The new Bill directly tackles this concern by making equity a core objective: it explicitly directs that mental health legislation should strive to eliminate disparities for Māori. The hope is that a law developed in partnership with Māori – combined with a shift to more supportive, voluntary care where possible – will reduce the need for coercion and thus reduce the disproportionate impact on Māori. 

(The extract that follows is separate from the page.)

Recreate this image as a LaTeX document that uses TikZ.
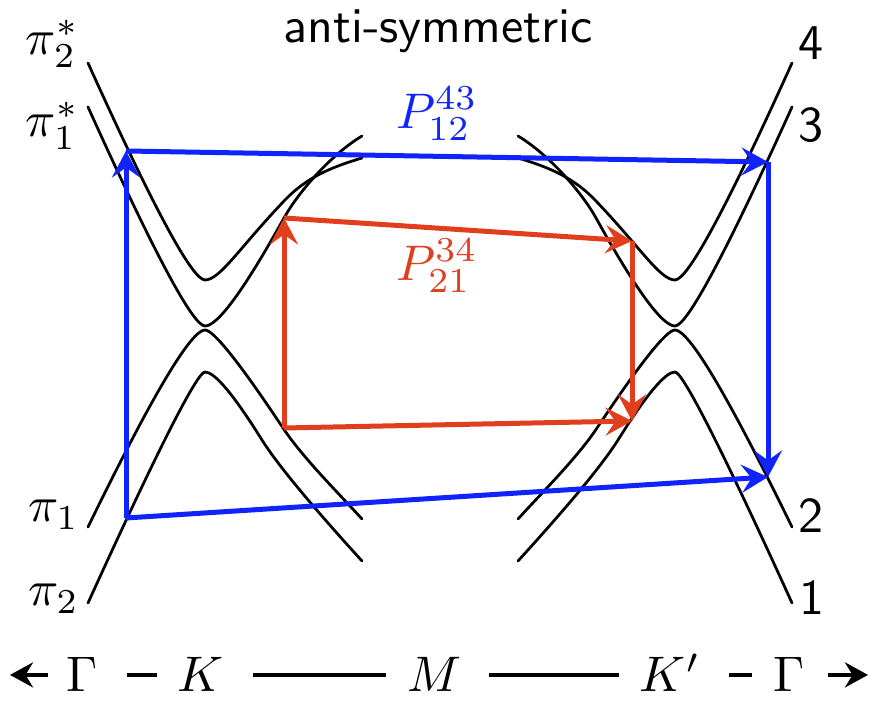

Nonetheless, risks remain. If clinical practice and resource allocation do not change – if there are insufficient kaupapa Māori services, community supports, and early intervention options – Māori might continue to be subjected to coercive care at higher rates. Encouragingly, the Bill provides for improved data collection and reporting on the use of compulsory treatment. 

Conclusion

New Zealand’s Mental Health Bill 2024 marks a critical evolution in mental health law, seeking to balance the protection of individual rights with the need to provide care for those who, due to severe distress, may temporarily require intervention without consent. These innovations are laudable and, if faithfully implemented, could set a new international benchmark for culturally-grounded, rights-based mental health legislation. That said, the importance of vigilant implementation, adequate resources, and ongoing review must be emphasised. The true measure of the law’s success will lie in practice.